There is a parameter CONTINUE_AFTER_ERROR for BACKUP and RESTORE, but it is a last ditch command that should only be used as a last resort. One example would be if it’s the only way to get a backup before you attempt to repair the corruption. It does not always work, it depends on what the error is. If you actually have to restore a database backup taken with this option, then you MUST fix the corruption before allowing users, applications, or other production processes back into the database. From BOL:
“We strongly recommend that you reserve using the CONTINUE_AFTER_ERROR option until you have exhausted all alternatives.”
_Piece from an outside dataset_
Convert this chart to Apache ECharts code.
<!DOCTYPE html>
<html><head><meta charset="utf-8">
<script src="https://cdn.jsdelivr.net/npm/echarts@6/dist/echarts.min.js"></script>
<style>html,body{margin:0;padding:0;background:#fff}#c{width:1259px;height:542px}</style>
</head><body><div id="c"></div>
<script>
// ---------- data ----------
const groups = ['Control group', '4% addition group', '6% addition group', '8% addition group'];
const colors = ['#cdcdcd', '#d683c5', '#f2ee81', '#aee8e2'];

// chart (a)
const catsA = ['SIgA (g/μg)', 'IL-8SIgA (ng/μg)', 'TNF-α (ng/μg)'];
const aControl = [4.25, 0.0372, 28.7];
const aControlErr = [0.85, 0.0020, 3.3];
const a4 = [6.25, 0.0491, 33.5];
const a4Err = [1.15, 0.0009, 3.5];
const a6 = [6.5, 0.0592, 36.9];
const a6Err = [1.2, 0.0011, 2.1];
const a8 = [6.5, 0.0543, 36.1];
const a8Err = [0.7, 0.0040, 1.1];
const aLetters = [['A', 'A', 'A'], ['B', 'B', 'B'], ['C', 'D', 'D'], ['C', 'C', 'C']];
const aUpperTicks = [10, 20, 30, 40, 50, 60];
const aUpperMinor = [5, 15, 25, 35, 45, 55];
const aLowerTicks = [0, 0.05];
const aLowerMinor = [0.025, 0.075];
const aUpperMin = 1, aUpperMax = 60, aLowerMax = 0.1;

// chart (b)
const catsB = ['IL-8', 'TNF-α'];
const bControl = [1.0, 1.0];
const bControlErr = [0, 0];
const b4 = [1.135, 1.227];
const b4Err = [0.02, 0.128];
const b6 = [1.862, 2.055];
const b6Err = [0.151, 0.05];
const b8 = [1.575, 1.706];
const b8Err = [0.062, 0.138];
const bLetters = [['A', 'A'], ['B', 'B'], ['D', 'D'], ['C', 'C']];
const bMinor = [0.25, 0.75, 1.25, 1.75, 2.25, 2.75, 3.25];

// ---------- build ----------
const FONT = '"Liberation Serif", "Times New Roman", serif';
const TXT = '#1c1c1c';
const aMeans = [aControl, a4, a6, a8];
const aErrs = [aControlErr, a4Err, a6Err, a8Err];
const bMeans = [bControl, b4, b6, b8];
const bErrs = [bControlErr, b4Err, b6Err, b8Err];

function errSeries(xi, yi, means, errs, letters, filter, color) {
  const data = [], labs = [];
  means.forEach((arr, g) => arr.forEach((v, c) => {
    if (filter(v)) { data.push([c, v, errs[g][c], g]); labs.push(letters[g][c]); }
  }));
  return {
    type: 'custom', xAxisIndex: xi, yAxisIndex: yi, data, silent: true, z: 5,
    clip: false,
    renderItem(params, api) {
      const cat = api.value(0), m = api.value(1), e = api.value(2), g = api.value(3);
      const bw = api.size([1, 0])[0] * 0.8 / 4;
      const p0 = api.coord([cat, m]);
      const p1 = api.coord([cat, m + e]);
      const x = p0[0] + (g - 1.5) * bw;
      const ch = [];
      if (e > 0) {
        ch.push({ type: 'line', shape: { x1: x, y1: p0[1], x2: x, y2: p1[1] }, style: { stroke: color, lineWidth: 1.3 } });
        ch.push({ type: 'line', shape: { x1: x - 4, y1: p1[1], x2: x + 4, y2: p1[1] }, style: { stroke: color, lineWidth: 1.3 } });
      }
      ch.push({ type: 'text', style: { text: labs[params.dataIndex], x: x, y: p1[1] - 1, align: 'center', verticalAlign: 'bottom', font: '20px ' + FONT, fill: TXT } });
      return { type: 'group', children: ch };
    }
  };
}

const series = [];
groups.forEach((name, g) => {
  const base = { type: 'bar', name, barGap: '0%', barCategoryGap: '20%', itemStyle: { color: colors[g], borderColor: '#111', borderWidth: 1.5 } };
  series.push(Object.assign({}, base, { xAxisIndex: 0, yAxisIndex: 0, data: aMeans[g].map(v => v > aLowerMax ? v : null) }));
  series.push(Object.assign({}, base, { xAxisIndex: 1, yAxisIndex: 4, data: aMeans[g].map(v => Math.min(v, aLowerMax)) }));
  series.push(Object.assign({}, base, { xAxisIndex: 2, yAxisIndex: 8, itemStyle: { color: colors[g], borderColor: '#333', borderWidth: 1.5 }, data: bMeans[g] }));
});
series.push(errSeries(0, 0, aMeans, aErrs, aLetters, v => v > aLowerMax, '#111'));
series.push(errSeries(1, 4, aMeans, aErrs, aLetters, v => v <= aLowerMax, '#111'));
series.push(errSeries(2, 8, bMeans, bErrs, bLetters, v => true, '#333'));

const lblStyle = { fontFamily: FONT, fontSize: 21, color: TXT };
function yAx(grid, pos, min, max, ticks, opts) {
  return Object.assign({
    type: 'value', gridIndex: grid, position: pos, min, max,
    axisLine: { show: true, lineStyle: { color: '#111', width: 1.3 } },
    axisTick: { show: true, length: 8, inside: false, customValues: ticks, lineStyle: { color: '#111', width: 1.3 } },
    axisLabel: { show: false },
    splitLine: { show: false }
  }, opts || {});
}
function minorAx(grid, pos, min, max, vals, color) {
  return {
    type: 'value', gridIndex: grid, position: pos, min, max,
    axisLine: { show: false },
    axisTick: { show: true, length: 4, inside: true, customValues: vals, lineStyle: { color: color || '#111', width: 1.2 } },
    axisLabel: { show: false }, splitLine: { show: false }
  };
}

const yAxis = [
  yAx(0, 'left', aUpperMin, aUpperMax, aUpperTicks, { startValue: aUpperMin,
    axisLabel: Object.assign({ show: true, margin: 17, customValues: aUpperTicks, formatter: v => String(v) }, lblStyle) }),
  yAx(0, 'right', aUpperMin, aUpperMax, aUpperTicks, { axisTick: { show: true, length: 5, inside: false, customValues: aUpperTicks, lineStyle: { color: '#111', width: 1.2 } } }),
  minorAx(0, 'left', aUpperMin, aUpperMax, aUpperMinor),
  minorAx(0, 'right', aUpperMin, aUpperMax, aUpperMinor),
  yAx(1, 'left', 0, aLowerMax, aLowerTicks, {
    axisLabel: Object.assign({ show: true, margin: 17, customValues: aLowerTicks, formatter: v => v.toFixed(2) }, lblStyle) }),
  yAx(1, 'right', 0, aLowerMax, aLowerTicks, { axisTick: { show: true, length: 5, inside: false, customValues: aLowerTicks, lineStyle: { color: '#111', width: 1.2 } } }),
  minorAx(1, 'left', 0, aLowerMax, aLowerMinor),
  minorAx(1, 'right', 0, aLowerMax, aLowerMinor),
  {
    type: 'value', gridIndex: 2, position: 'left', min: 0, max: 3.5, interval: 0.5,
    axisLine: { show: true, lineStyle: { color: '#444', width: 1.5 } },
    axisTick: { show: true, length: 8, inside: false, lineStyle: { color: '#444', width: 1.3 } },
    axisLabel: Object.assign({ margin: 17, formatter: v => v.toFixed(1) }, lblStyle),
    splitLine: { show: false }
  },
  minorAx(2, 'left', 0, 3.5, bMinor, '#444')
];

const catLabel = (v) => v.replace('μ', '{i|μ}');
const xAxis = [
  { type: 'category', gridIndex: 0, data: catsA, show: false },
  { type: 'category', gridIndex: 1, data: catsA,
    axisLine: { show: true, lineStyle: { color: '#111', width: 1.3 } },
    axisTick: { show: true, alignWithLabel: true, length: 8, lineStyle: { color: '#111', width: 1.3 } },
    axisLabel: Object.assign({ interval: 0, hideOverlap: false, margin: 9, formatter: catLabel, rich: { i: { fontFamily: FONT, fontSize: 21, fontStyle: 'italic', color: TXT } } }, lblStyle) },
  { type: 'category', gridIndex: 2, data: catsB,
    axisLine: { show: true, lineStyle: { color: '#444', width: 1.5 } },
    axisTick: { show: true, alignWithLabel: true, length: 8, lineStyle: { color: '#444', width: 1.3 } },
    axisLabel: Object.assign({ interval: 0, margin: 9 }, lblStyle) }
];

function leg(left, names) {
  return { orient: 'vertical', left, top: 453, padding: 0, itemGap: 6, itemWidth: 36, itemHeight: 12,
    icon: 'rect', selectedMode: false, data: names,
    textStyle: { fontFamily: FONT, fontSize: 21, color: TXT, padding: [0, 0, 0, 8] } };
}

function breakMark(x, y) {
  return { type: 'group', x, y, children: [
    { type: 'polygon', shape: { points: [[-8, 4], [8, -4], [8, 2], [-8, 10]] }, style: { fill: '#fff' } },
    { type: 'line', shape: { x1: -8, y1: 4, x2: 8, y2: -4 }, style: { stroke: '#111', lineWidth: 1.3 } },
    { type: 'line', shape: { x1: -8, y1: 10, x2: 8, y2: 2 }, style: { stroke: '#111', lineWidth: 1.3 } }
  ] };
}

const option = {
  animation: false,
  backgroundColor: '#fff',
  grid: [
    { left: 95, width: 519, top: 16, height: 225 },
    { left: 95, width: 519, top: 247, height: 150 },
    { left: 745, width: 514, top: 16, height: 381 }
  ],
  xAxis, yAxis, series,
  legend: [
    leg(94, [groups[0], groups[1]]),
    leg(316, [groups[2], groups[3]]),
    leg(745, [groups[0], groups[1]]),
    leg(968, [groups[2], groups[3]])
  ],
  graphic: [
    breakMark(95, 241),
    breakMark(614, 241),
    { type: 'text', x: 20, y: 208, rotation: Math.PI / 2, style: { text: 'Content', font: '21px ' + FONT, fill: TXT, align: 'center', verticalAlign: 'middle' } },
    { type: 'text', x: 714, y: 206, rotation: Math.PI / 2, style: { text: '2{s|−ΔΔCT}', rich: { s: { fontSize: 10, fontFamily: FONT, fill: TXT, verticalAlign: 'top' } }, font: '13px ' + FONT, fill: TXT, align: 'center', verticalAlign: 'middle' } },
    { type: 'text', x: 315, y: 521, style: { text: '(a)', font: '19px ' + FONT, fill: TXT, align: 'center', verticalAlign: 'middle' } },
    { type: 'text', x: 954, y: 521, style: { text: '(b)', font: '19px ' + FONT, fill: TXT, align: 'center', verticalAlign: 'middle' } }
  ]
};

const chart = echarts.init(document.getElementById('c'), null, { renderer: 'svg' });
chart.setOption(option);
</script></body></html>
“At the end of a restore sequence that continues despite errors, you may be able to repair the database with DBCC CHECKDB. For CHECKDB to run most consistently after using RESTORE CONTINUE_AFTER_ERROR, we recommend that you use the WITH TABLOCK option in your DBCC CHECKDB command.”
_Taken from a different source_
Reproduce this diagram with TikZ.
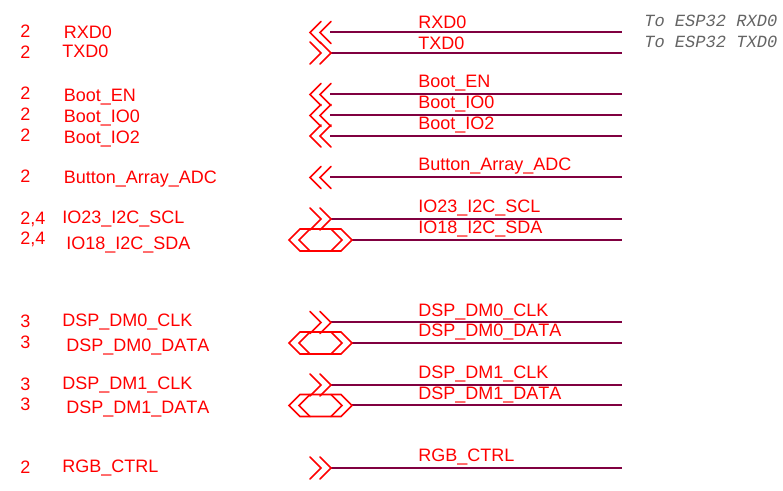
\documentclass[tikz,border=0pt]{standalone}
\usepackage{xcolor}
\usepackage{fontspec}
\setmainfont[Kerning=Off]{Liberation Sans}
\setmonofont{Liberation Mono}
\definecolor{netred}{RGB}{255,0,0}
\definecolor{netwire}{RGB}{128,0,64}
\definecolor{notegray}{RGB}{100,100,100}

\begin{document}
\begin{tikzpicture}[x=0.75pt, y=-0.75pt,
        every node/.style={inner sep=0pt, text=netred, font=\fontsize{13.5}{16}\selectfont},
        netlabel/.style={anchor=base west, yshift=-0.5pt},
        signame/.style={anchor=base west},
        pageref/.style={anchor=base west, yshift=-0.5pt},
        noteText/.style={anchor=base west, yshift=-0.5pt, text=notegray, font=\fontsize{12.8}{15}\ttfamily\itshape},
        wire/.style={netwire, line width=1.5pt},
        flagline/.style={netred, line width=1.3pt, line cap=round},
        flagin/.pic={
            \draw[flagline] (-9,-11) -- (-20,0) -- (-9,11);
            \draw[flagline] (1,-11) -- (-10,0) -- (1,11);
        },
        flagout/.pic={
            \draw[flagline] (-21,-11) -- (-10,0) -- (-21,11);
            \draw[flagline] (-11,-11) -- (0,0) -- (-11,11);
        },
        flagbi/.pic={
            \draw[flagline] (-63,0) -- (-52,-11) -- (-11,-11) -- (0,0) -- (-11,11) -- (-52,11) -- cycle;
            \draw[flagline] (-42,-11) -- (-53,0) -- (-42,11);
            \draw[flagline] (-21,-11) -- (-10,0) -- (-21,11);
        }]
        \useasboundingbox (0,0) rectangle (783,491);

        % wire ends
        \coordinate (rxdA) at (330,32.5);   \coordinate (rxdB) at (622,32.5);
        \coordinate (txdA) at (331,53);   \coordinate (txdB) at (622,53);
        \coordinate (enA) at (330,94.5);    \coordinate (enB) at (622,94.5);
        \coordinate (ioZeroA) at (330,115.5); \coordinate (ioZeroB) at (622,115.5);
        \coordinate (ioTwoA) at (330,136);  \coordinate (ioTwoB) at (622,136);
        \coordinate (adcA) at (330,177.5);  \coordinate (adcB) at (622,177.5);
        \coordinate (sclA) at (331,219);  \coordinate (sclB) at (622,219);
        \coordinate (sdaA) at (352,240);  \coordinate (sdaB) at (622,240);
        \coordinate (clkZeroA) at (331,322.5);  \coordinate (clkZeroB) at (622,322.5);
        \coordinate (dataZeroA) at (352,343); \coordinate (dataZeroB) at (622,343);
        \coordinate (clkOneA) at (331,385);   \coordinate (clkOneB) at (622,385);
        \coordinate (dataOneA) at (352,405.5);  \coordinate (dataOneB) at (622,405.5);
        \coordinate (rgbA) at (331,468);  \coordinate (rgbB) at (622,468);

        \draw[wire] (rxdA) -- (rxdB);
        \draw[wire] (txdA) -- (txdB);
        \draw[wire] (enA) -- (enB);
        \draw[wire] (ioZeroA) -- (ioZeroB);
        \draw[wire] (ioTwoA) -- (ioTwoB);
        \draw[wire] (adcA) -- (adcB);
        \draw[wire] (sclA) -- (sclB);
        \draw[wire] (sdaA) -- (sdaB);
        \draw[wire] (clkZeroA) -- (clkZeroB);
        \draw[wire] (dataZeroA) -- (dataZeroB);
        \draw[wire] (clkOneA) -- (clkOneB);
        \draw[wire] (dataOneA) -- (dataOneB);
        \draw[wire] (rgbA) -- (rgbB);

        % port flags
        \pic at (rxdA) {flagin};
        \pic at (txdA) {flagout};
        \pic at (enA) {flagin};
        \pic at (ioZeroA) {flagin};
        \pic at (ioTwoA) {flagin};
        \pic at (adcA) {flagin};
        \pic at (sclA) {flagout};
        \pic at (sdaA) {flagbi};
        \pic at (clkZeroA) {flagout};
        \pic at (dataZeroA) {flagbi};
        \pic at (clkOneA) {flagout};
        \pic at (dataOneA) {flagbi};
        \pic at (rgbA) {flagout};

        % names above the wires
        \node[netlabel] (rxdNet) at (418,27.5) {RXD0};
        \node[netlabel] (txdNet) at (418,48.5) {TXD0};
        \node[netlabel] (enNet) at (418,86.5) {Boot\_EN};
        \node[netlabel] (ioZeroNet) at (418,107.5) {Boot\_IO0};
        \node[netlabel] (ioTwoNet) at (418,128.5) {Boot\_IO2};
        \node[netlabel] (adcNet) at (418,170) {Button\_Array\_ADC};
        \node[netlabel] (sclNet) at (418,211.5) {IO23\_I2C\_SCL};
        \node[netlabel] (sdaNet) at (418,232.5) {IO18\_I2C\_SDA};
        \node[netlabel] (clkZeroNet) at (418,315.5) {DSP\_DM0\_CLK};
        \node[netlabel] (dataZeroNet) at (418,336) {DSP\_DM0\_DATA};
        \node[netlabel] (clkOneNet) at (418,377.5) {DSP\_DM1\_CLK};
        \node[netlabel] (dataOneNet) at (418,398.5) {DSP\_DM1\_DATA};
        \node[netlabel] (rgbNet) at (418,460.5) {RGB\_CTRL};

        % names on the left
        \node[signame] (rxdName) at (63.5,39) {RXD0};
        \node[signame] (txdName) at (62,58) {TXD0};
        \node[signame] (enName) at (63.5,101.5) {Boot\_EN};
        \node[signame] (ioZeroName) at (63.5,122.5) {Boot\_IO0};
        \node[signame] (ioTwoName) at (63.5,143.5) {Boot\_IO2};
        \node[signame] (adcName) at (63.5,184) {Button\_Array\_ADC};
        \node[signame] (sclName) at (62,224) {IO23\_I2C\_SCL};
        \node[signame] (sdaName) at (66,249.5) {IO18\_I2C\_SDA};
        \node[signame] (clkZeroName) at (62,327) {DSP\_DM0\_CLK};
        \node[signame] (dataZeroName) at (66,352) {DSP\_DM0\_DATA};
        \node[signame] (clkOneName) at (62,390) {DSP\_DM1\_CLK};
        \node[signame] (dataOneName) at (66,414) {DSP\_DM1\_DATA};
        \node[signame] (rgbName) at (62,472.5) {RGB\_CTRL};

        % sheet numbers
        \node[pageref] (rxdPage) at (20,37) {2};
        \node[pageref] (txdPage) at (20,57.5) {2};
        \node[pageref] (enPage) at (20,99) {2};
        \node[pageref] (ioZeroPage) at (20,120) {2};
        \node[pageref] (ioTwoPage) at (20,140.5) {2};
        \node[pageref] (adcPage) at (20,181.5) {2};
        \node[pageref] (sclPage) at (20,223.5) {2,4};
        \node[pageref] (sdaPage) at (20,244) {2,4};
        \node[pageref] (clkZeroPage) at (20,327) {3};
        \node[pageref] (dataZeroPage) at (20,347.5) {3};
        \node[pageref] (clkOnePage) at (20,390) {3};
        \node[pageref] (dataOnePage) at (20,410) {3};
        \node[pageref] (rgbPage) at (20,472.5) {2};

        \node[noteText] (rxdNote) at (644,26) {To ESP32 RXD0};
        \node[noteText] (txdNote) at (644,46.5) {To ESP32 TXD0};
    \end{tikzpicture}
\end{document}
“Use NO_TRUNCATE or CONTINUE_AFTER_ERROR only if you are backing up the tail of a damaged database.”
· For every 2005/2008 database, SET PAGE_VERIFY=CHECKSUM (in 2005 this cannot be turned on for TempDB, but it can be turned on for TempDB in 2008). For SQL Server 2000 set TORN_PAGE_DETECTION=ON. When upgrading from 2000 to newer versions set TORN_PAGE_DETECTION=OFF and SET PAGE_VERIFY=CHECKSUM.
· For databases with CHECKSUM enabled, use the WITH CHECKSUM command on all backups.
· Implement a “standards” or “best practices” document to handle corruption on each version of SQL Server.
· Review your disaster recovery plans and upcoming testing. Testing of a full recovery of various scenarios should be done periodically. Some people think once a year is enough, others say monthly or quarterly is often enough. Having backups is not good enough, we have to know that they can be restored. There are also scenarios where backups are not the best way to recover from a problem.